Не теряя времени на пустые разговоры, профессор стремительно ворвался в люкс. Проснувшийся пациент с улыбкой посмотрел на нового доктора и спросил:
— Как уаше доровье?
На погибающего от потери крови он похож не был.
— Откуда кровотечение? — спросил Виктор Робертович, резко стягивая с Мананги одеяло.
Возникла небольшая заминка. Ни на повязке, ни на постели крови не наблюдалось.
— Не у этого, Виктор Робертович, — в полной тишине сказала сестра, — у второго...
На соседней кровати лежал мужчина в годах. Бледное лицо с закрытыми глазами по цвету почти сливалось с постельным бельем. Виктория Борисовна твердо помнила, что несколько часов назад ее Тампук был одинок, как баобаб в пустыне. Файнберг не помнил ничего. У него трещала голова, и жутко хотелось пить.
— Почему кого-то положили? Кто распорядился? — он требовательно посмотрел направо. Увидев полное недоумения лицо с такими же, как у него опухшими веками, профессор резко повернулся в другую сторону. Сестра растерянно прошептала:
— Вы... вчера сами привезли...
— Это я... знаю. — Он чуть не сказал: «Помню», но вовремя поправился. — Откуда второй, я спрашиваю? — и, подумав, что был невежлив, тихо добавил:
— Вас.
Виктория Борисовна легонько тронула его за плечо:
— Витя, я тоже привезла...
— Кого? — недоуменно переспросил Файнберг, холодея от недоброго предчувствия.
Она молча кивнула в сторону Мананги. Тот, натянув одеяло до подбородка, вежливо улыбнулся и сказал:
— Дратуйта, мама!
— Да нет, это я... — начал было Виктор Робертович — и осекся.
События ночи и утра помнились смутно, урывками. Поручиться за то, что он вез именно негра, не покривив душой, было нельзя. Никаких фактов, кроме самого похищения, ему не вспоминалось. Профессор взялся обеими руками за голову и протянул:
— О-о-ох! Елки-палки!
Виктория Борисовна в изумлении уставилась на него, вспоминая, как утром профессор прикатил на «скорой». Его крики про люкс обрели смысл:
— Витя, ты украл человека? — раздался горестный вздох удивления. — Зачем ты его взял?
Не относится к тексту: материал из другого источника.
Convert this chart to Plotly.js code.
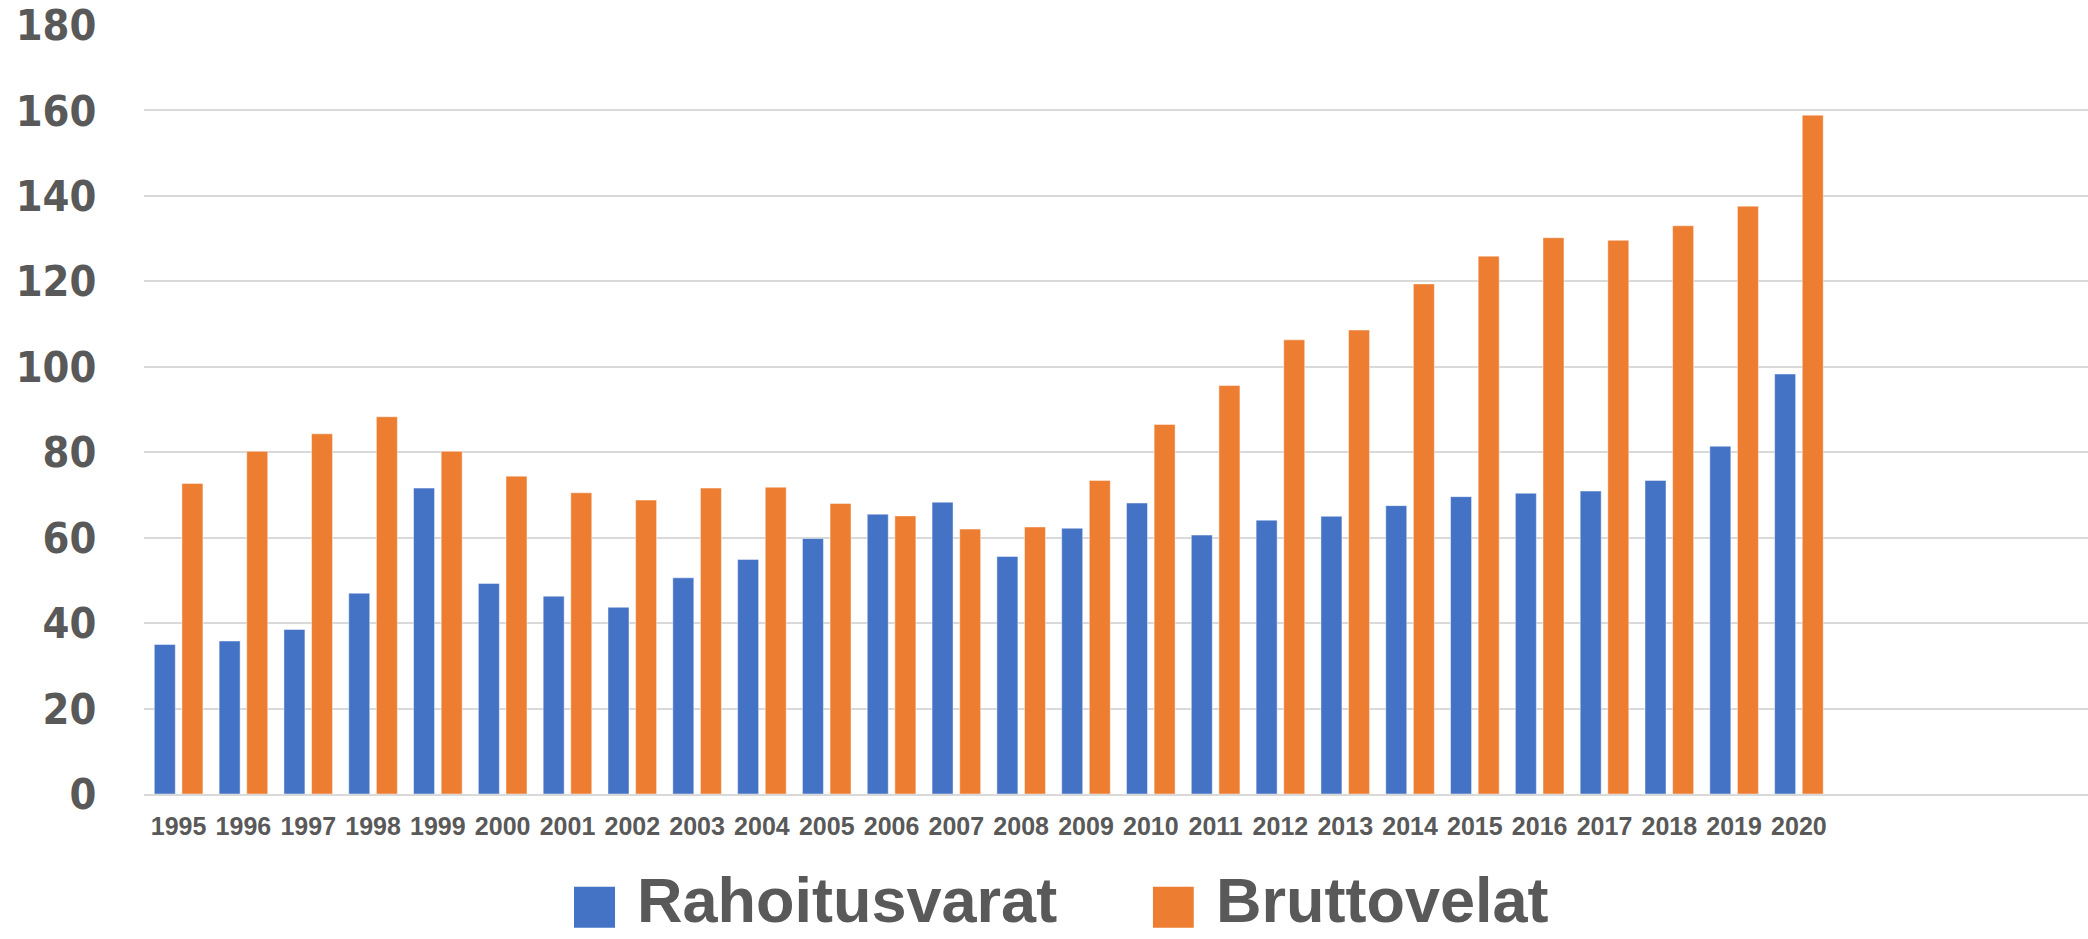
<!DOCTYPE html>
<html>
<head>
<meta charset="utf-8">
<script src="https://cdn.plot.ly/plotly-3.0.1.min.js"></script>
<style>html,body{margin:0;padding:0;background:#fff;}#chart{width:2088px;height:939px;}</style>
</head>
<body>
<div id="chart"></div>
<script>
const years = ["1995","1996","1997","1998","1999","2000","2001","2002","2003","2004","2005","2006","2007","2008","2009","2010","2011","2012","2013","2014","2015","2016","2017","2018","2019","2020"];
const rahoitusvarat = [35.0, 35.8, 38.5, 47.0, 71.6, 49.3, 46.3, 43.7, 50.6, 54.9, 59.8, 65.5, 68.3, 55.6, 62.2, 68.1, 60.6, 64.1, 65.0, 67.5, 69.6, 70.4, 70.9, 73.4, 81.4, 98.3];
const bruttovelat = [72.7, 80.2, 84.3, 88.3, 80.2, 74.4, 70.5, 68.8, 71.6, 71.8, 68.0, 65.1, 62.0, 62.5, 73.4, 86.5, 95.6, 106.3, 108.6, 119.4, 125.9, 130.2, 129.6, 133.0, 137.6, 158.9];
const seriesNames = ["Rahoitusvarat", "Bruttovelat"];
const seriesColors = ["#4472C4", "#ED7D31"];
const yTicks = [0, 20, 40, 60, 80, 100, 120, 140, 160, 180];

const traces = [rahoitusvarat, bruttovelat].map((vals, i) => ({
  type: 'bar',
  name: seriesNames[i],
  x: years,
  y: vals,
  marker: {color: seriesColors[i], line: {color: 'rgba(255,255,255,0.45)', width: 1}},
  hoverinfo: 'x+y+name'
}));

const textColor = '#595959';
const legX = [[0.2212, 0.2423, 0.2526], [0.519, 0.540, 0.5504]];
const shapes = [];
const annotations = [];
seriesNames.forEach((n, i) => {
  shapes.push({type: 'rect', xref: 'paper', yref: 'paper', x0: legX[i][0], x1: legX[i][1], y0: -0.174, y1: -0.1206,
    fillcolor: seriesColors[i], line: {width: 0}});
  annotations.push({xref: 'paper', yref: 'paper', x: legX[i][2], y: -0.1865, xanchor: 'left', yanchor: 'bottom',
    text: n, showarrow: false, font: {family: 'Liberation Sans, Arial, sans-serif', size: 63, color: textColor, weight: 'bold'}});
});

const layout = {
  width: 2088, height: 939,
  margin: {l: 144, r: 0, t: 25, b: 145, pad: 0},
  paper_bgcolor: '#ffffff', plot_bgcolor: '#ffffff',
  showlegend: false,
  barmode: 'group',
  bargap: 0.148,
  bargroupgap: 0.24,
  xaxis: {
    type: 'category',
    range: [-0.534, 29.46],
    showgrid: false,
    showline: true, linecolor: '#D9D9D9', linewidth: 2,
    ticks: 'outside', ticklen: 9, tickcolor: 'rgba(0,0,0,0)',
    tickfont: {family: 'Liberation Sans, Arial, sans-serif', size: 25, color: textColor, weight: 'bold'},
    fixedrange: true
  },
  yaxis: {
    range: [0, 180],
    tickvals: yTicks,
    ticktext: yTicks.map(String),
    showgrid: true, gridcolor: '#D9D9D9', gridwidth: 2,
    zeroline: false,
    showline: false,
    ticks: 'outside', ticklen: 38, tickcolor: 'rgba(0,0,0,0)',
    tickfont: {family: 'DejaVu Sans Condensed, Liberation Sans, sans-serif', size: 43, color: textColor, weight: 'bold'},
    fixedrange: true
  },
  shapes: shapes,
  annotations: annotations
};

Plotly.newPlot('chart', traces, layout, {displayModeBar: false, staticPlot: true});
</script>
</body>
</html>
Профессор стоял с отпавшей на грудь челюстью, подыскивая какое-нибудь оправдание. И оно нашлось. Для загадочной русской души нет ничего неподсудней. Он развел руками и, потрясенный собственными подвигами, прошептал:
— Пьяный был, не помню!
Первой в себя пришла сестра. Она робко кашлянула и спросила:
— Так что с кровотечением?
Не дожидаясь ответа от пребывавшего в прострации Виктора Робертовича, девушка откинула со второго пациента одеяло.
На кровати лежал крупный мужчина лет шестидесяти, совершенно раздетый. На абсолютно белой коже, покрывая все доступные обозрению участки тела, пестрела сине-черно-зеленая вязь наколок. Простыня под ним была в крови. Посередине, возле поясницы, собралась небольшая лужица. Из нее вдруг побежал вялый ручеек и забарабанил по линолеуму маленьким водопадом.